The Nanga Parbat Massif (NPM) in the western Himalayan syntaxis exposes Earth’s most rapidly-exhuming continental crust, and has served as a natural laboratory for investigating feedbacks between surficial and deep crustal processes during orogenesis. Proposed driving mechanisms for extremely rapid (up to 13 mm/yr) exhumation of the NPM include: 1) rapid surface denudation, largely driven by the powerful Indus River, 2) crustal weakening due to biotite breakdown melting, and 3) plate-scale changes in tectonic forcing. We combine monazite petrochronology with thermal modelling to evaluate the relative roles of crustal melting, surface denudation, and tectonics in facilitating plate-velocity exhumation of the NPM. Our data show an acceleration of exhumation rates from 2-4 mm/yr to 9-13 mm/yr that began at ~1 Ma. The total time-averaged exhumation rate derived from our analyses is ~5 mm/yr, in agreement with previous long-term estimates of exhumation rates in the NPM, but our results show that the NPM may be undergoing a modern pulse of Pleistocene exhumation.

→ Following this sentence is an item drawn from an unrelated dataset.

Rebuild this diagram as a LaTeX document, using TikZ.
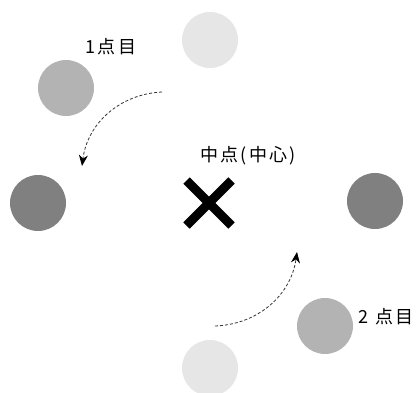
\documentclass[tikz,border=0pt]{standalone}
\usepackage{fontspec}
\setmainfont{Noto Sans CJK JP}
\newfontfamily\tagfont[LetterSpace=13]{Noto Sans CJK JP}
\usepackage{xcolor}
\usepackage{tikz}
\usetikzlibrary{shapes.misc}
\usetikzlibrary{arrows.meta, positioning}

\definecolor{lightdot}{HTML}{E6E6E6}
\definecolor{middot}{HTML}{B3B3B3}
\definecolor{darkdot}{HTML}{808080}

\begin{document}
\begin{tikzpicture}[x=1pt, y=1pt,
    dot/.style = {circle, minimum size=56pt, inner sep=0pt},
    tag/.style = {font=\tagfont\fontsize{18}{18}\selectfont, inner sep=0pt},
    move/.style = {densely dashed, line width=0.8pt, black!80,
        -{Stealth[length=11pt, width=9pt, black]}}]
    \useasboundingbox (0,0) rectangle (420,392);
    \node (start) [dot, fill=lightdot] at (210,352) {};
    \node (p1) [dot, fill=middot] at (66,304) {};
    \node (left) [dot, fill=darkdot] at (38,189) {};
    \node (right) [dot, fill=darkdot] at (375,191) {};
    \node (p2) [dot, fill=middot] at (325,66) {};
    \node (end) [dot, fill=lightdot] at (210,24) {};
    \node (mid) [cross out, draw, line width=9pt, minimum size=36pt, inner sep=0pt] at (209,189) {};
    \node (p1tag) [tag] at (111,345) {1点目};
    \node (midtag) [tag] at (248,236) {中点(中心)};
    \node (p2tag) [tag] at (386,75) {2 点目};
    \coordinate (a1) at (162,300);
    \coordinate (b1) at (82,226);
    \coordinate (a2) at (215,66);
    \coordinate (b2) at (297,140);
    \draw [move] (a1) to [bend right=40] (b1);
    \draw [move] (a2) to [bend right=40] (b2);
\end{tikzpicture}
\end{document}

Further, our data suggest that biotite breakdown melting reactions occurred at different points on the exhumation path in different rocks, making it difficult to conclusively attribute late-stage, in-situ biotite-breakdown melting and attendant crustal weakening as the trigger for the ~1 Ma exhumation pulse. The antecedence of the Indus River suggests that fluvial erosion alone did not initiate this pulse. Though it is tempting to attribute increased glacial erosion associated with the Mid-Pleistocene Transition as a driver of this exhumation pulse, differences in glacial coverage/precipitation between the western and eastern syntaxes suggests they should have responded differently to climatic forcing, which is not observed. Rather, a nearly synchronous acceleration in exhumation rates of similar magnitude in both the eastern and western syntaxes is most consistent with an orogen-scale tectonic trigger. One-dimensional thermal modelling shows that the reconstructed pressure-temperature-time path of our samples is consistent with exhumation in the NPM being dictated by antecedent deep crustal flow. The results of our study ultimately suggest tectonic forces currently dictate the loci and tempo of rapid exhumation in the Himalayan syntaxes.